The Finance Ministry on Wednesday proposed raising federal budget revenues 1 trillion rubles ($33 billion) over the next three years through a series of tax and tariff hikes, including higher extraction taxes on oil and gas.
The ministry wants to raise the extraction tax on gas by 61 percent next year, followed by hikes of 6 percent and 5.4 percent in 2012 and 2013, respectively, said Ilya Trunin, head of the Finance Ministry's tax policy department.

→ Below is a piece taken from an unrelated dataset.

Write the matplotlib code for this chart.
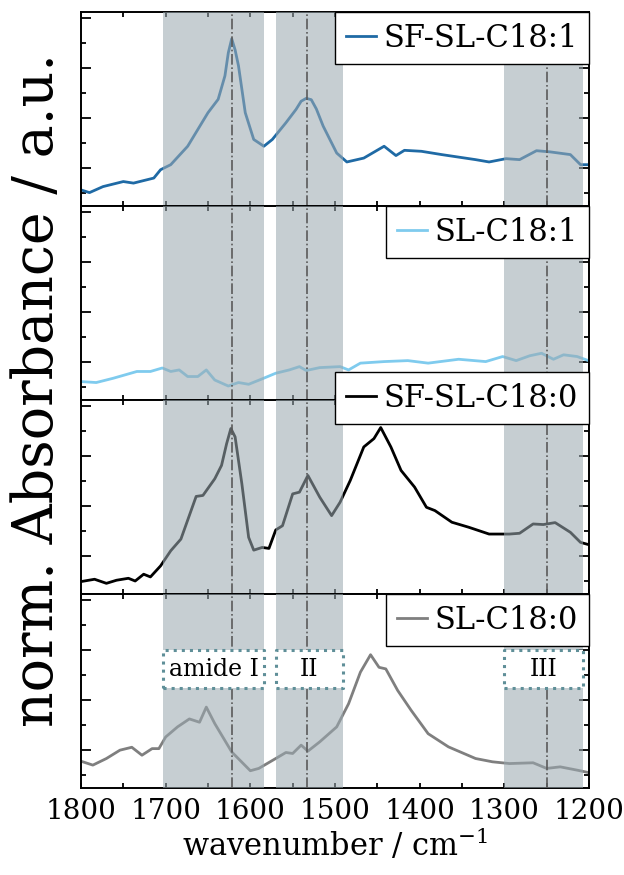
import numpy as np
import matplotlib.pyplot as plt
from matplotlib.ticker import MultipleLocator

plt.rcParams['font.family'] = ['DejaVu Serif']

# espectros (numero de onda en cm-1, absorbancia normalizada 0..1 por panel)
wn_sf_c181 = [1800, 1790, 1774, 1750, 1738, 1714, 1706, 1694, 1674, 1650, 1638, 1630, 1626, 1622,
              1618, 1614, 1606, 1596, 1584, 1574, 1558, 1546, 1540, 1534, 1528, 1522, 1514, 1498,
              1486, 1466, 1442, 1428, 1418, 1398, 1374, 1334, 1318, 1298, 1282, 1262, 1246, 1222,
              1210, 1200]
ab_sf_c181 = [0.083, 0.069, 0.100, 0.126, 0.118, 0.144, 0.187, 0.213, 0.308, 0.481, 0.550, 0.671,
              0.790, 0.862, 0.805, 0.723, 0.481, 0.343, 0.308, 0.343, 0.429, 0.498, 0.540, 0.555,
              0.548, 0.500, 0.412, 0.273, 0.227, 0.247, 0.308, 0.260, 0.287, 0.282, 0.265, 0.239,
              0.227, 0.244, 0.239, 0.285, 0.279, 0.265, 0.213, 0.213]

wn_sl_c181 = [1800, 1782, 1762, 1734, 1718, 1704, 1694, 1684, 1674, 1662, 1652, 1642, 1626, 1614,
              1602, 1586, 1570, 1554, 1542, 1534, 1518, 1494, 1484, 1470, 1442, 1414, 1390, 1354,
              1322, 1302, 1286, 1270, 1256, 1242, 1230, 1214, 1200]
ab_sl_c181 = [0.095, 0.090, 0.112, 0.147, 0.147, 0.165, 0.147, 0.155, 0.121, 0.121, 0.155, 0.103,
              0.072, 0.090, 0.081, 0.109, 0.138, 0.155, 0.172, 0.152, 0.167, 0.172, 0.155, 0.190,
              0.198, 0.203, 0.190, 0.210, 0.198, 0.224, 0.203, 0.228, 0.241, 0.210, 0.233, 0.224,
              0.202]

wn_sf_c180 = [1800, 1784, 1770, 1758, 1744, 1736, 1726, 1718, 1706, 1694, 1682, 1664, 1656, 1642,
              1634, 1628, 1623, 1618, 1610, 1602, 1596, 1586, 1578, 1570, 1562, 1550, 1542, 1532,
              1518, 1504, 1494, 1482, 1466, 1454, 1446, 1434, 1422, 1406, 1392, 1382, 1362, 1342,
              1318, 1294, 1282, 1266, 1254, 1240, 1222, 1210, 1200]
ab_sf_c180 = [0.064, 0.076, 0.055, 0.071, 0.081, 0.067, 0.102, 0.088, 0.145, 0.223, 0.283, 0.503,
              0.508, 0.594, 0.663, 0.775, 0.853, 0.810, 0.568, 0.292, 0.226, 0.240, 0.235, 0.330,
              0.352, 0.516, 0.525, 0.611, 0.499, 0.404, 0.473, 0.585, 0.758, 0.801, 0.858, 0.758,
              0.637, 0.551, 0.447, 0.430, 0.370, 0.344, 0.309, 0.309, 0.313, 0.361, 0.358, 0.368,
              0.318, 0.266, 0.254]

wn_sl_c180 = [1800, 1786, 1770, 1754, 1740, 1728, 1716, 1708, 1700, 1686, 1672, 1660, 1652, 1642,
              1622, 1600, 1590, 1570, 1558, 1550, 1540, 1532, 1518, 1498, 1484, 1470, 1458, 1448,
              1440, 1426, 1410, 1390, 1366, 1334, 1314, 1294, 1266, 1250, 1234, 1214, 1200]
ab_sl_c180 = [0.138, 0.118, 0.152, 0.195, 0.210, 0.169, 0.203, 0.203, 0.263, 0.315, 0.356, 0.339,
              0.417, 0.332, 0.186, 0.089, 0.101, 0.152, 0.183, 0.178, 0.221, 0.190, 0.238, 0.315,
              0.434, 0.597, 0.687, 0.622, 0.614, 0.503, 0.400, 0.280, 0.212, 0.152, 0.135, 0.126,
              0.130, 0.101, 0.109, 0.092, 0.079]

nombres = ["SF-SL-C18:1", "SL-C18:1", "SF-SL-C18:0", "SL-C18:0"]
colores = ["#1f6aa5", "#7fcbee", "#000000", "#7f7f7f"]
wn_series = [wn_sf_c181, wn_sl_c181, wn_sf_c180, wn_sl_c180]
ab_series = [ab_sf_c181, ab_sl_c181, ab_sf_c180, ab_sl_c180]

# bandas amida y lineas de referencia
bandas = [(1703, 1584), (1570, 1491), (1300, 1207)]
etiquetas_banda = ["amide I", "II", "III"]
picos = [1622, 1533, 1250]

fig, axes = plt.subplots(4, 1, figsize=(6.24, 8.75), dpi=100, sharex=True)
fig.subplots_adjust(left=81/624, right=589/624, top=1-12/875, bottom=1-788/875, hspace=0)

paso = 25/194
yticks = np.arange(0.067, 1.0, paso)

for i, ax in enumerate(axes):
    ax.plot(wn_series[i], ab_series[i], color=colores[i], linewidth=2.0, label=nombres[i])
    for (a, b) in bandas:
        ax.axvspan(a, b, color="#9ba9b0", alpha=0.57, linewidth=0, zorder=3)
    for p in picos:
        ax.axvline(p, color="#5a5a5a", linestyle="-.", linewidth=1.2, zorder=4)
    ax.set_xlim(1800, 1200)
    ax.set_ylim(0, 1)
    ax.set_yticks(yticks[1::2])
    ax.set_yticks(yticks[0::2], minor=True)
    ax.set_yticklabels([])
    ax.xaxis.set_major_locator(MultipleLocator(100))
    ax.xaxis.set_minor_locator(MultipleLocator(50))
    ax.tick_params(axis="both", which="both", direction="in", top=True, right=True, width=1.3)
    ax.tick_params(axis="y", which="major", length=7)
    ax.tick_params(axis="y", which="minor", length=3.6)
    ax.tick_params(axis="x", which="both", length=3.8)
    for s in ax.spines.values():
        s.set_linewidth(1.4)
    anclaje = 1.144 if i == 2 else 1.0
    leg = ax.legend(loc="upper right", bbox_to_anchor=(1.0, anclaje), fontsize=22,
                    frameon=True, fancybox=False, framealpha=1, edgecolor="black",
                    borderaxespad=0, handlelength=1.0, handletextpad=0.25, borderpad=0.35)
    leg.get_frame().set_linewidth(1.0)
    leg.set_zorder(10)

ax4 = axes[3]
for (a, b), txt in zip(bandas, etiquetas_banda):
    ax4.fill_between([a, b], 0.515, 0.711, facecolor="white", edgecolor="none", zorder=5)
    ax4.plot([a, b, b, a, a], [0.515, 0.515, 0.711, 0.711, 0.515], color="#5f8f98",
             linestyle=":", linewidth=2.2, zorder=6)
    ax4.text((a + b) / 2, 0.613, txt, ha="center", va="center", fontsize=17, zorder=7)

ax4.tick_params(axis="x", which="major", labelsize=20, pad=7)
ax4.set_xlabel("wavenumber / cm$^{\\mathregular{-1}}$", fontsize=22, labelpad=2)
fig.text(38/624, 1-390/875, "norm. Absorbance / a.u.", rotation=90, ha="center", va="center",
         fontsize=40)

plt.savefig("out.png", dpi=100)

The increased taxes on gas would bring in an extra 180 billion rubles over three years, he told reporters.
A similar measure was proposed for the oil extraction tax, with a 6.5 percent hike in 2012 and a 5.4 percent rise in 2013, bringing in an extra 225 billion rubles.

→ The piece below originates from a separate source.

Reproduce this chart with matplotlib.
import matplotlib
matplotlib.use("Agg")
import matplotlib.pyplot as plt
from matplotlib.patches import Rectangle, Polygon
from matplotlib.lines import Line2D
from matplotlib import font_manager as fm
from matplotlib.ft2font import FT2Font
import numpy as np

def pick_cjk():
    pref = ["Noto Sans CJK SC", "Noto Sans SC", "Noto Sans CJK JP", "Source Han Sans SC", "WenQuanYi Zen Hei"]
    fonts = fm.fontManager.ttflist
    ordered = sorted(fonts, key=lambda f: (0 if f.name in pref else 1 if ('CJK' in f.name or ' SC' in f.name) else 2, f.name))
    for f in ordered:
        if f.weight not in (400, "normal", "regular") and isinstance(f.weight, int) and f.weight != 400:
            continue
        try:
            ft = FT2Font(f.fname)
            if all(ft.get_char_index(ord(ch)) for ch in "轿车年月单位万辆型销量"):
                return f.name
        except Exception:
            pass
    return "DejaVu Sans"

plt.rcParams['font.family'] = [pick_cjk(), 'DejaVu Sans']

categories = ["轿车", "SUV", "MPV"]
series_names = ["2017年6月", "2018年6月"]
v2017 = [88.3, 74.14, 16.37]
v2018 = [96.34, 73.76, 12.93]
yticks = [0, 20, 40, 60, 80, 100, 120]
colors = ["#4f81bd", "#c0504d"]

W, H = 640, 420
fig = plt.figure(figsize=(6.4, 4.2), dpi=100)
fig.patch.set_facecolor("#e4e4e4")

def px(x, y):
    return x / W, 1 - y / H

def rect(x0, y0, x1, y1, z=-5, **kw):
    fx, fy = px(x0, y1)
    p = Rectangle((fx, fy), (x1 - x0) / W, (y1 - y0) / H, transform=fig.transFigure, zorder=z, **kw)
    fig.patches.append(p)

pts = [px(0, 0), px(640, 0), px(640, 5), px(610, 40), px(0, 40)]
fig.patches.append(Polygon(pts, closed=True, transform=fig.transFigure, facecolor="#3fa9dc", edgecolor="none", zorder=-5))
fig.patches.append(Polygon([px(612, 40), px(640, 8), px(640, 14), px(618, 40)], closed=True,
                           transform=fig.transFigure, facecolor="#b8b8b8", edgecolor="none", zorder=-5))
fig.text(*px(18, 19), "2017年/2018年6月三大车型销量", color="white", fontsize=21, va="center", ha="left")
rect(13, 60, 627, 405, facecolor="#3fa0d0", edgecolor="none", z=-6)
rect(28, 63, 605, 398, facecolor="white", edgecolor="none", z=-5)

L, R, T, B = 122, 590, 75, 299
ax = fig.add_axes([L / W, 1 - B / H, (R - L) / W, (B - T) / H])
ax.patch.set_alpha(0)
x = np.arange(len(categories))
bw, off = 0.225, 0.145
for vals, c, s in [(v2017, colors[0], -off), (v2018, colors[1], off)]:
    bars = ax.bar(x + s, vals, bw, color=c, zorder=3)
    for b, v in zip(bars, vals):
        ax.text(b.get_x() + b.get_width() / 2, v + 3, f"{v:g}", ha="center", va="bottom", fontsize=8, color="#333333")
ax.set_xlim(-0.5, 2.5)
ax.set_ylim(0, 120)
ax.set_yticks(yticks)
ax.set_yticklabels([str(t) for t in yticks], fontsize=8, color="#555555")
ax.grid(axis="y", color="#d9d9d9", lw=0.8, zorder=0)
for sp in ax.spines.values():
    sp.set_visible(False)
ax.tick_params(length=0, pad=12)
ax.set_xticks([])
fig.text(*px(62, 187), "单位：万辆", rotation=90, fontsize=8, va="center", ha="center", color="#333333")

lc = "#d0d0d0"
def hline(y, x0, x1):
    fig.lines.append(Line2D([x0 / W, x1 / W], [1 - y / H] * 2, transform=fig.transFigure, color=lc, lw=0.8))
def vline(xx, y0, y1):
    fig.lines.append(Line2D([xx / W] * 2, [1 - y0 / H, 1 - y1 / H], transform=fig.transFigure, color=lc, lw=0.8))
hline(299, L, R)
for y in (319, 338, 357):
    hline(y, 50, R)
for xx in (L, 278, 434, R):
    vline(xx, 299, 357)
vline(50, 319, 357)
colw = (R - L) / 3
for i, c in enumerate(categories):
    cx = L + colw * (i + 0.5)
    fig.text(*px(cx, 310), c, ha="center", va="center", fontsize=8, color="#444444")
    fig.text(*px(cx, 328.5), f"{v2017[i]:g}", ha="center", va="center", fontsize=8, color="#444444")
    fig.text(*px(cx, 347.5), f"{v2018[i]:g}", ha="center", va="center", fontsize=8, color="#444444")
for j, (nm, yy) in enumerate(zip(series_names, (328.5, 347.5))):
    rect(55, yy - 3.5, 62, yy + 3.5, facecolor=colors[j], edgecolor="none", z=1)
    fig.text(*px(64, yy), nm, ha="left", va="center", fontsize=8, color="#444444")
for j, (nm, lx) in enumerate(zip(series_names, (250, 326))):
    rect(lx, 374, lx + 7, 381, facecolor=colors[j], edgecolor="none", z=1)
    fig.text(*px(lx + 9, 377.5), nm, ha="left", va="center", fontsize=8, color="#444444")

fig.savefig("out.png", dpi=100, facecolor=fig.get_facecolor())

The measure would increase oil prices by about $1.60 per barrel, assuming a price for Urals crude of $75 per barrel, Andrei Kokin, an oil and gas analyst at Metropol, said in a note.

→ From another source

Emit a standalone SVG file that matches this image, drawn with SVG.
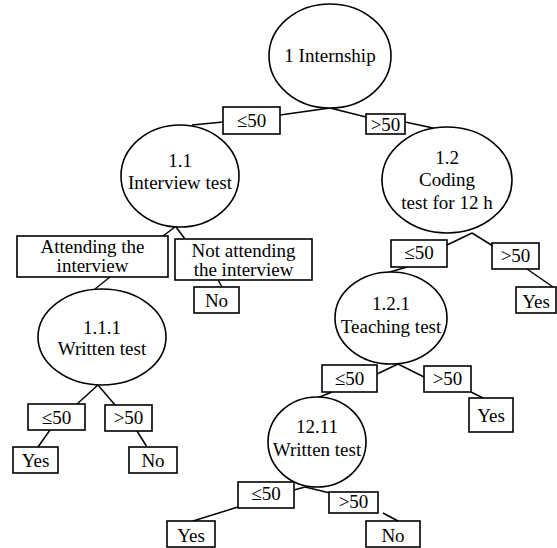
<svg xmlns="http://www.w3.org/2000/svg" width="557" height="548" viewBox="0 0 557 548">
<style>
.n ellipse,.n rect{fill:#fff;stroke:#000;stroke-width:1.6}
.n text{font-family:'Liberation Serif',Tinos,'Times New Roman','DejaVu Serif',serif;font-size:19px;text-anchor:middle;fill:#000}
#connectors line{stroke:#000;stroke-width:1.5}
</style>
<rect width="557" height="548" fill="#fff"/>
<g id="connectors">
<line x1="330" y1="108" x2="280" y2="115"/>
<line x1="223" y1="122" x2="192" y2="125"/>
<line x1="330" y1="108" x2="366" y2="117"/>
<line x1="405" y1="122" x2="433" y2="128"/>
<line x1="175" y1="227" x2="163" y2="236"/>
<line x1="176" y1="227" x2="185" y2="239"/>
<line x1="110" y1="277" x2="95" y2="289"/>
<line x1="218" y1="280" x2="222" y2="287"/>
<line x1="98" y1="385" x2="77" y2="404"/>
<line x1="98" y1="385" x2="115" y2="405"/>
<line x1="50" y1="430" x2="38" y2="447"/>
<line x1="137" y1="431" x2="147" y2="447"/>
<line x1="472" y1="233" x2="447" y2="245"/>
<line x1="472" y1="233" x2="493" y2="246"/>
<line x1="407" y1="267" x2="383" y2="274"/>
<line x1="527" y1="269" x2="553" y2="287"/>
<line x1="398" y1="364" x2="377" y2="374"/>
<line x1="398" y1="364" x2="424" y2="377"/>
<line x1="471" y1="392" x2="483" y2="398"/>
<line x1="332" y1="392" x2="317" y2="398"/>
<line x1="305" y1="487" x2="294" y2="490"/>
<line x1="305" y1="487" x2="330" y2="493"/>
<line x1="238" y1="507" x2="193" y2="521"/>
<line x1="383" y1="513" x2="398" y2="521"/>
</g>
<g id="n1" class="n"><ellipse cx="330" cy="56" rx="61" ry="52"/><text x="330" y="62">1 Internship</text></g>
<g id="e1le" class="n"><rect x="223" y="107" width="57" height="27"/><text x="251.5" y="127">≤50</text></g>
<g id="e1gt" class="n"><rect x="366" y="114" width="39" height="20"/><text x="385.5" y="131">&gt;50</text></g>
<g id="n11" class="n"><ellipse cx="180" cy="176" rx="59" ry="51"/><text x="180" y="167">1.1</text><text x="180" y="189">Interview test</text></g>
<g id="e11a" class="n"><rect x="17" y="236" width="151" height="41"/><text x="92.5" y="253">Attending the</text><text x="92.5" y="272">interview</text></g>
<g id="e11n" class="n"><rect x="175" y="239" width="137" height="41"/><text x="243.5" y="257">Not attending</text><text x="243.5" y="276">the interview</text></g>
<g id="l11no" class="n"><rect x="194" y="287" width="45" height="26"/><text x="216.5" y="307">No</text></g>
<g id="n111" class="n"><ellipse cx="102" cy="337" rx="64" ry="48"/><text x="102" y="334">1.1.1</text><text x="102" y="355">Written test</text></g>
<g id="e111le" class="n"><rect x="28" y="404" width="57" height="26"/><text x="56.5" y="424">≤50</text></g>
<g id="e111gt" class="n"><rect x="105" y="405" width="47" height="26"/><text x="128.5" y="424">&gt;50</text></g>
<g id="l111yes" class="n"><rect x="13" y="447" width="45" height="26"/><text x="35.5" y="467">Yes</text></g>
<g id="l111no" class="n"><rect x="129" y="447" width="48" height="26"/><text x="153" y="467">No</text></g>
<g id="n12" class="n"><ellipse cx="447" cy="180" rx="65" ry="53"/><text x="447" y="164">1.2</text><text x="447" y="186">Coding</text><text x="447" y="209">test for 12 h</text></g>
<g id="e12le" class="n"><rect x="391" y="240" width="56" height="27"/><text x="419" y="259">≤50</text></g>
<g id="e12gt" class="n"><rect x="492" y="243" width="47" height="26"/><text x="515.5" y="262">&gt;50</text></g>
<g id="l12yes" class="n"><rect x="516" y="287" width="40" height="26"/><text x="536" y="308">Yes</text></g>
<g id="n121" class="n"><ellipse cx="391" cy="318" rx="56" ry="46"/><text x="391" y="310">1.2.1</text><text x="391" y="333">Teaching test</text></g>
<g id="e121le" class="n"><rect x="322" y="365" width="55" height="27"/><text x="349.5" y="385">≤50</text></g>
<g id="e121gt" class="n"><rect x="424" y="366" width="47" height="26"/><text x="447.5" y="385">&gt;50</text></g>
<g id="l121yes" class="n"><rect x="469" y="398" width="44" height="34"/><text x="491" y="422">Yes</text></g>
<g id="n1211" class="n"><ellipse cx="317" cy="442" rx="49" ry="45"/><text x="317" y="433">12.11</text><text x="317" y="456">Written test</text></g>
<g id="e1211le" class="n"><rect x="238" y="482" width="56" height="26"/><text x="266" y="500">≤50</text></g>
<g id="e1211gt" class="n"><rect x="329" y="492" width="49" height="21"/><text x="353.5" y="508">&gt;50</text></g>
<g id="l1211yes" class="n"><rect x="167" y="521" width="48" height="26"/><text x="191" y="542">Yes</text></g>
<g id="l1211no" class="n"><rect x="366" y="521" width="54" height="26"/><text x="393" y="542">No</text></g>
</svg>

"We estimate that an integrated company, such as LUKoil, Rosneft or Gazprom Neft, could lose 6 percent to 8 percent of [earnings before interest, taxes, depreciation and amortization] in 2012 as a result," he said.
The ministry was able to push its plan to increase the gas tax past Gazprom — which put up stiff resistance to the proposal — after winning approval from Prime Minister Vladimir Putin, Trunin said.
"This is the position agreed to with the federal authorities," Trunin said, Reuters reported. "We were able to do that," he said.
The ministry is also considering an Economic Development Ministry proposal to impose a luxury tax on a range of high-priced goods, including chocolate, but Trunin said the levy was not likely to raise much revenue.
One tax likely to be cut is the politically sensitive transportation tax, and the Finance Ministry is backing a 50 percent reduction in the base rate starting next year. The levy would be eliminated altogether for drivers of cars with less than 150-horsepower engines, he said.
Under the plan, the cut would be offset by an increase in excise tax on fuel, however. The Finance Ministry has proposed raising the tax on gasoline by 1 ruble per liter per year over the next three years.
Copper will also be targeted in the Finance Ministry plan, which suggests a hike in export duties on the metal to 10 percent starting next year. The proposal also calls for nickel tariffs to be pegged to market prices for the metal, ranging between 5 percent and 7.5 percent.
Other new taxes that made it into the ministry's proposal were an increase in the water tax and higher excises on tobacco products, Trunin said.